• **Written exercise**:
Everything from the first line down to the line containing "Chart.register(...registerables);" is to be retyped exactly, both ends included, with pictures left out.

• **Data lines**:

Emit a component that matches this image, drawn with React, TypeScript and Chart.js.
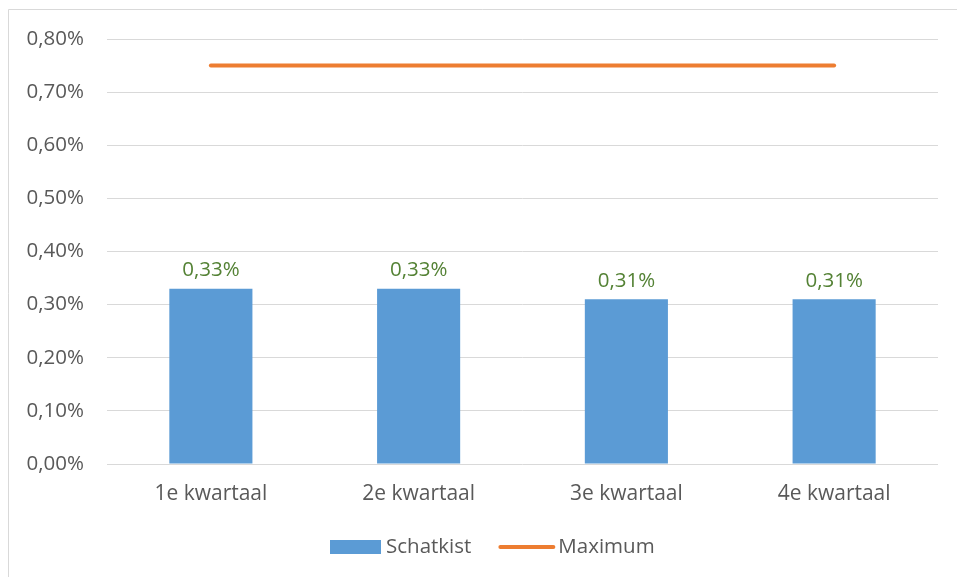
import React, { useEffect, useRef } from "react";
import { Chart, registerables } from "chart.js";

Chart.register(...registerables);

const categories = ["1e kwartaal", "2e kwartaal", "3e kwartaal", "4e kwartaal"];
const schatkist = [0.33, 0.33, 0.31, 0.31];
const maximum = [0.75, 0.75, 0.75, 0.75];
const yTicks = [0, 0.1, 0.2, 0.3, 0.4, 0.5, 0.6, 0.7, 0.8];

const FONT = "'Open Sans', 'Noto Sans', sans-serif";
const fmt = (v: number) => v.toFixed(2).replace(".", ",") + "%";

const framePlugin = {
  id: "frame",
  beforeDraw(chart: any) {
    const ctx = chart.ctx;
    ctx.save();
    ctx.fillStyle = "#ffffff";
    ctx.fillRect(0, 0, chart.width, chart.height);
    ctx.strokeStyle = "#d9d9d9";
    ctx.lineWidth = 1;
    ctx.beginPath();
    ctx.moveTo(8.5, chart.height);
    ctx.lineTo(8.5, 9.5);
    ctx.lineTo(chart.width, 9.5);
    ctx.stroke();
    ctx.restore();
  },
};

const labelsPlugin = {
  id: "barLabels",
  afterDatasetsDraw(chart: any) {
    const ctx = chart.ctx;
    const meta = chart.getDatasetMeta(0);
    ctx.save();
    ctx.fillStyle = "#548235";
    ctx.font = `20.5px ${FONT}`;
    ctx.textAlign = "center";
    ctx.textBaseline = "bottom";
    meta.data.forEach((bar: any, i: number) => {
      ctx.fillText(fmt(schatkist[i]), bar.x, bar.y - 8);
    });
    ctx.restore();
  },
};

const legendPlugin = {
  id: "customLegend",
  afterDraw(chart: any) {
    const ctx = chart.ctx;
    ctx.save();
    ctx.font = `20.5px ${FONT}`;
    ctx.textBaseline = "middle";
    ctx.textAlign = "left";
    const y = 547;
    let x = 330;
    ctx.fillStyle = "#5B9BD5";
    ctx.fillRect(x, y - 7, 51, 14);
    x += 56;
    ctx.fillStyle = "#595959";
    ctx.fillText(chart.data.datasets[0].label, x, y);
    x += ctx.measureText(chart.data.datasets[0].label).width + 27;
    ctx.strokeStyle = "#ED7D31";
    ctx.lineWidth = 4;
    ctx.lineCap = "round";
    ctx.beginPath();
    ctx.moveTo(x + 2, y);
    ctx.lineTo(x + 55, y);
    ctx.stroke();
    x += 60;
    ctx.fillText(chart.data.datasets[1].label, x, y);
    ctx.restore();
  },
};

export default function App() {
  const ref = useRef<HTMLCanvasElement | null>(null);
  useEffect(() => {
    if (!ref.current) return;
    const chart = new Chart(ref.current, {
      type: "bar",
      data: {
        labels: categories,
        datasets: [
          {
            type: "bar",
            label: "Schatkist",
            data: schatkist,
            backgroundColor: "#5B9BD5",
            barPercentage: 0.4,
            categoryPercentage: 1,
            order: 2,
          },
          {
            type: "line",
            label: "Maximum",
            data: maximum,
            borderColor: "#ED7D31",
            backgroundColor: "#ED7D31",
            borderWidth: 4,
            borderCapStyle: "round",
            pointRadius: 0,
            fill: false,
            order: 1,
          } as any,
        ],
      },
      options: {
        responsive: false,
        animation: false,
        layout: { padding: { top: 39, right: 19, bottom: 0, left: 0 } },
        plugins: {
          legend: { display: false },
          tooltip: { enabled: false },
        },
        scales: {
          x: {
            grid: { display: false, drawTicks: false },
            border: { display: false },
            ticks: { color: "#595959", font: { family: FONT, size: 21 }, padding: 17 },
            afterFit: (s: any) => {
              s.height = 113;
            },
          },
          y: {
            min: 0,
            max: 0.8,
            afterBuildTicks: (s: any) => {
              s.ticks = yTicks.map((v) => ({ value: v }));
            },
            grid: { color: "#d9d9d9", lineWidth: 1, drawTicks: false },
            border: { display: false },
            ticks: {
              color: "#595959",
              font: { family: FONT, size: 20.5 },
              padding: 23,
              callback: (v: any) => fmt(Number(v)),
            },
            afterFit: (s: any) => {
              s.width = 107;
            },
          },
        },
      },
      plugins: [framePlugin, labelsPlugin, legendPlugin],
    });
    return () => chart.destroy();
  }, []);
  return (
    <div style={{ position: "absolute", left: 0, top: 0, width: 957, height: 577 }}>
      <canvas ref={ref} width={957} height={577} />
    </div>
  );
}
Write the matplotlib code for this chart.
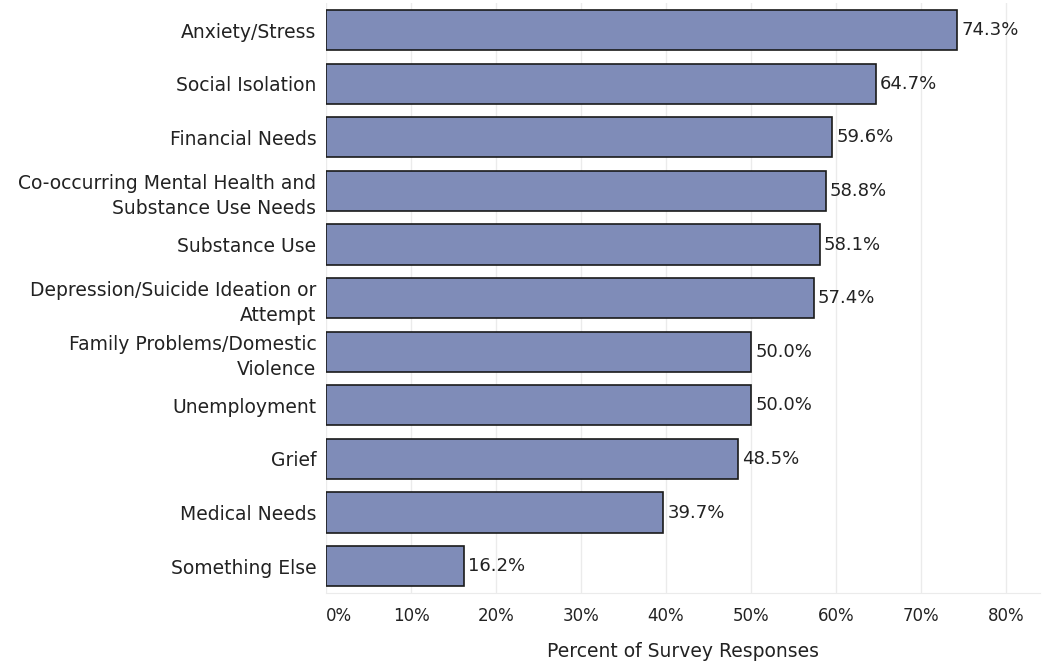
import matplotlib
matplotlib.use("Agg")
import matplotlib.pyplot as plt
import numpy as np

categories = [
    "Anxiety/Stress",
    "Social Isolation",
    "Financial Needs",
    "Co-occurring Mental Health and\nSubstance Use Needs",
    "Substance Use",
    "Depression/Suicide Ideation or\nAttempt",
    "Family Problems/Domestic\nViolence",
    "Unemployment",
    "Grief",
    "Medical Needs",
    "Something Else",
]
values = [74.3, 64.7, 59.6, 58.8, 58.1, 57.4, 50.0, 50.0, 48.5, 39.7, 16.2]
xticks = [0, 10, 20, 30, 40, 50, 60, 70, 80]

fig = plt.figure(figsize=(10.45, 6.64), dpi=100)
ax = fig.add_axes([0.312, 0.107, 0.683, 0.888])

y = np.arange(len(categories))
ax.barh(y, values, height=0.75, color="#7f8cb8", edgecolor="#1a1a1a", linewidth=1.2, zorder=3)
for yi, v in zip(y, values):
    ax.text(v + 0.5, yi, f"{v:.1f}%", va="center", ha="left", fontsize=13, color="#222222")

ax.set_yticks(y)
ax.set_yticklabels(categories, fontsize=13.5, color="#222222", linespacing=1.4)
ax.set_ylim(len(categories) - 0.5, -0.5)
ax.set_xlim(0, 84)
ax.set_xticks(xticks)
ax.set_xticklabels([f"{t}%" for t in xticks], fontsize=12, color="#222222")
ax.get_xticklabels()[0].set_horizontalalignment("left")
ax.set_xlabel("Percent of Survey Responses", fontsize=13.5, color="#222222", labelpad=12)

ax.grid(axis="x", color="#ebebeb", linewidth=1, zorder=0)
ax.tick_params(axis="y", length=0, pad=7)
ax.tick_params(axis="x", length=0, pad=10)
for s in ["top", "right", "left"]:
    ax.spines[s].set_visible(False)
ax.spines["bottom"].set_color("#ebebeb")

fig.savefig("out.png", dpi=100)
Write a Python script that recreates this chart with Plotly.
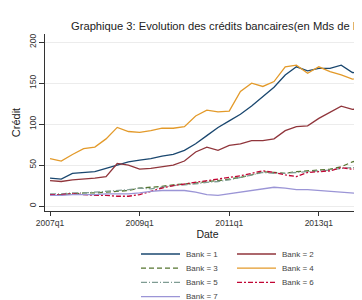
import plotly.graph_objects as go

quarters = ["2007q1", "2007q2", "2007q3", "2007q4", "2008q1", "2008q2", "2008q3", "2008q4",
            "2009q1", "2009q2", "2009q3", "2009q4", "2010q1", "2010q2", "2010q3", "2010q4",
            "2011q1", "2011q2", "2011q3", "2011q4", "2012q1", "2012q2", "2012q3", "2012q4",
            "2013q1", "2013q2", "2013q3", "2013q4", "2014q1", "2014q2"]

bank1 = [34, 33, 40, 41, 42, 46, 50, 54, 56, 58, 61, 63, 68, 76, 86, 96,
         104, 112, 122, 133, 145, 160, 170, 165, 168, 168, 172, 163, 161, 160]
bank2 = [31, 30, 32, 33, 34, 36, 52, 50, 45, 46, 48, 50, 55, 66, 72, 68,
         74, 76, 80, 80, 82, 92, 97, 98, 107, 115, 122, 118, 119, 120]
bank3 = [14, 14, 15, 16, 16, 17, 18, 19, 22, 23, 24, 26, 27, 28, 30, 31,
         33, 35, 38, 42, 41, 40, 42, 43, 44, 45, 48, 54, 57, 59]
bank4 = [58, 55, 63, 70, 72, 82, 96, 91, 90, 92, 95, 95, 97, 110, 117, 115,
         116, 140, 150, 146, 152, 170, 172, 162, 170, 164, 160, 155, 157, 158]
bank5 = [15, 15, 16, 16, 17, 18, 19, 20, 22, 21, 23, 25, 26, 27, 29, 30,
         32, 35, 38, 41, 40, 40, 41, 42, 43, 44, 46, 47, 47, 48]
bank6 = [14, 14, 15, 14, 13, 13, 12, 12, 14, 18, 22, 25, 27, 29, 31, 33,
         35, 37, 40, 43, 41, 38, 36, 41, 42, 43, 47, 45, 45, 46]
bank7 = [13, 13, 14, 14, 14, 15, 15, 15, 16, 18, 19, 19, 19, 17, 14, 13,
         15, 17, 19, 21, 23, 22, 20, 20, 19, 18, 17, 16, 15, 14]

series_names = ["Bank = 1", "Bank = 2", "Bank = 3", "Bank = 4", "Bank = 5", "Bank = 6", "Bank = 7"]
series_values = [bank1, bank2, bank3, bank4, bank5, bank6, bank7]

x_tick_labels = ["2007q1", "2009q1", "2011q1", "2013q1"]
y_tick_values = [0, 50, 100, 150, 200]

colors = ["#1a476f", "#90353b", "#55752f", "#e39a2a", "#7f9c93", "#c10534", "#9b95d6"]
dashes = ["solid", "solid", "5px,3px", "solid", "6px,2px,1px,2px", "5px,2px,2px,2px", "solid"]

W, H = 362, 300
L, R, T, B = 37, 0, 26, 97
PW, PH = W - L - R, H - T - B

def px2x(p):
    return (p - L) / PW

def px2y(p):
    return (H - B - p) / PH

fig = go.Figure()
for name, vals, c, d in zip(series_names, series_values, colors, dashes):
    fig.add_trace(go.Scatter(x=quarters, y=vals, mode="lines", name=name,
                             line=dict(color=c, width=1.3, dash=d), showlegend=False))

# manual legend (compact rows like the reference)
shapes = []
annotations = []
for k, (name, c, d) in enumerate(zip(series_names, colors, dashes)):
    row, col = k // 2, k % 2
    x0 = 133 if col == 0 else 229
    ty = 246 + 14.2 * row
    shapes.append(dict(type="line", xref="paper", yref="paper",
                       x0=px2x(x0), x1=px2x(x0 + 39), y0=px2y(ty), y1=px2y(ty),
                       line=dict(color=c, width=1.3, dash=d)))
    annotations.append(dict(text=name, xref="paper", yref="paper",
                            x=px2x(x0 + 44), y=px2y(ty), xanchor="left", yanchor="middle",
                            showarrow=False, borderpad=0,
                            font=dict(size=8, color="#444")))

fig.update_layout(
    width=W, height=H,
    margin=dict(l=L, r=R, t=T, b=B),
    paper_bgcolor="white", plot_bgcolor="white",
    font=dict(family="Liberation Sans, Arial, sans-serif", color="#333"),
    title=dict(text="Graphique 3: Evolution des crédits bancaires(en Mds de FCFA)",
               x=63 / W, xanchor="left", xref="container",
               y=1 - 18 / H, yanchor="middle", yref="container",
               pad=dict(l=0, r=0, t=0, b=0),
               font=dict(size=11.2, color="#222")),
    xaxis=dict(type="category", range=[-0.45, 28.57],
               tickmode="array", tickvals=x_tick_labels, ticktext=x_tick_labels,
               ticks="outside", ticklen=4, tickcolor="#333", tickwidth=1,
               showline=True, linecolor="#333", linewidth=1, showgrid=False,
               zeroline=False, tickfont=dict(size=8.5, color="#333"),
               title=dict(text="Date", font=dict(size=10.5, color="#222"), standoff=0)),
    yaxis=dict(range=[-6, 210], tickmode="array", tickvals=y_tick_values,
               ticks="outside", ticklen=5, tickcolor="#333", tickwidth=1,
               showline=True, linecolor="#333", linewidth=1,
               showgrid=True, gridcolor="#ececec", gridwidth=1, zeroline=False,
               tickangle=-90, tickfont=dict(size=8.5, color="#333"),
               title=dict(text="Crédit", font=dict(size=11, color="#222"), standoff=4)),
    shapes=shapes,
    annotations=annotations,
)

fig.write_html("out.html")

• **Result of the exercise**:
Emit a component that matches this image, drawn with React, TypeScript and Chart.js.
import React, { useEffect, useRef } from "react";
import { Chart, registerables } from "chart.js";

Chart.register(...registerables);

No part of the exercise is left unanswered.